I wish my brother had lived to see it. He spent the last two years of his life in the prison of his own body in a nursing home in Austin, Texas. I visited as often as I could, called him on the phone every day from my home in Seattle. It did little to mitigate his loneliness and boredom. My brother, David Houston, was many things, a playwright, an actor, and a science fiction writer. I brought my granddaughter, Dylan Nicole Hansen, to visit him in July. An aspiring fantasy writer, she was thrilled to learn that her great Uncle, David Houston, was the author of Gods in a Vortex, its sequel, Wingmaster, Alien Perspectives, Shadows on the Moon, and other works of his highly imaginative mind.
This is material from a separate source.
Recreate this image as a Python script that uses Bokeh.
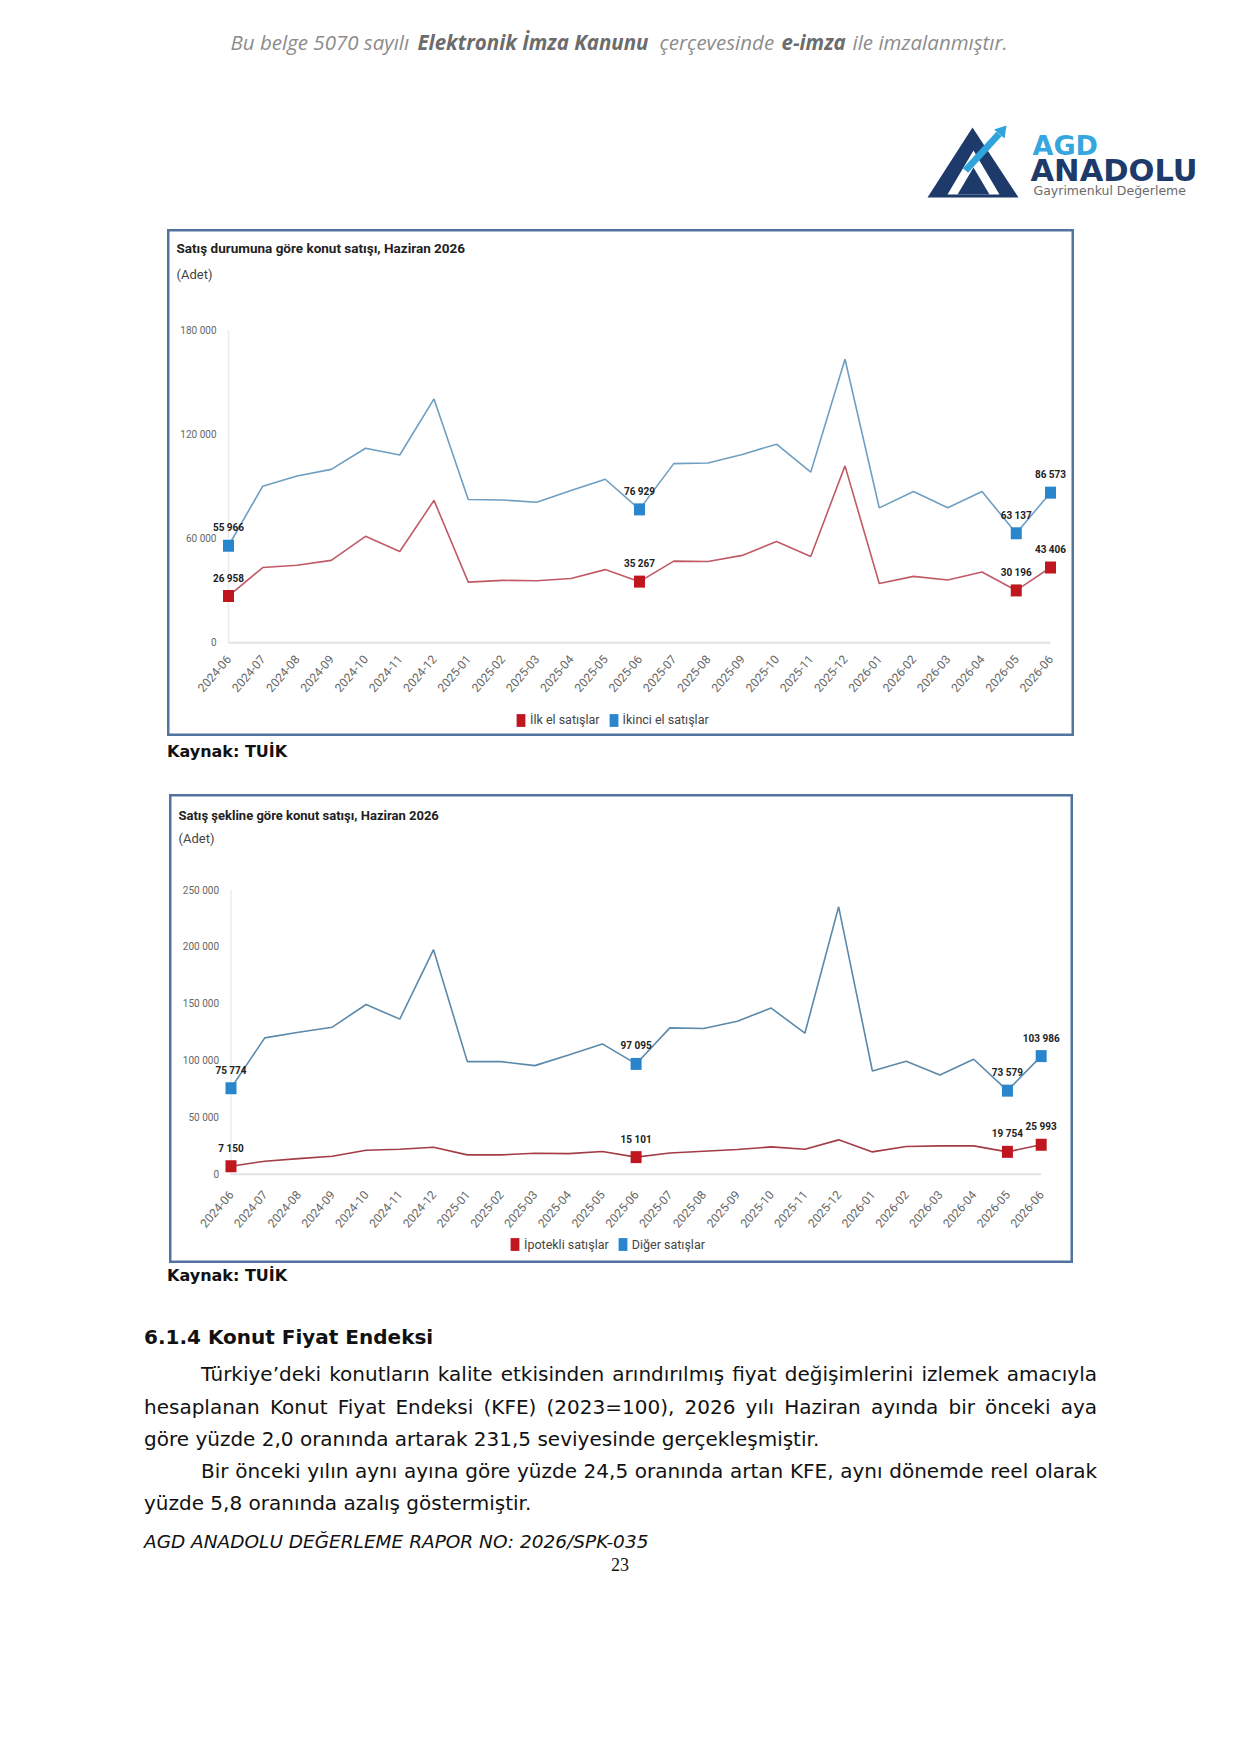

Each of these stories explores the longing for peace, justice, and love.
I will close with a poem that came to me in the weeks after my brother’s passing:
MY BROTHER DIED AND WE GOT A KITTEN
My brother died and we got a kitten
She is soft as the tuft of a dandelion floating on the wind,
Her belly pink as a piglet, her paws white as a snowshoe hare,
Her back gray as a donkey on her way to the fair.
She stands guard at the picture window, a lioness looking down
On the dog walkers in the street below.
My brother, David, died in a room with no windows,
His paintings and photos silent testaments of life gone by.
His mind created a world where Mother lived next door.
“She died in 2003,” I said, “But if she comes to you in a vision,
That is a beautiful thing.”
“No,” he said, “It is very confusing.”
Our kitten is called Frida, for her black mustache, goatee,
And the haughty glance in her dark green eyes.
My brother’s cat is Dorian,
Soft powder gray, steel blue eyes,
He sits in the window in a stranger’s house,
Waiting for David to come home.
At night Frida curls onto my chest and licks my leathery neck
With her tiny emery-board tongue.
She purrs like a freight train
And we fall asleep together.
I can no longer curl beside David in his hospital bed,
Trim his toenails, cut his wooly hair, shave his jowly double chin.
I dream that he dances on point in pink toe shoes.
How about that, Frida, he wants us to know joy!
May you, dear reader, know joy and pleasure this holiday season, and in the New Year.
Elizabeth Clark-Stern is a retiring psychotherapist and volunteer with Operation Nightwatch, a program of folks who walk the streets of downtown Seattle at night and give water, snacks, socks, and conversation to unsheltered people. She is the author of The Language of Water, Aqueduct Press, 2023.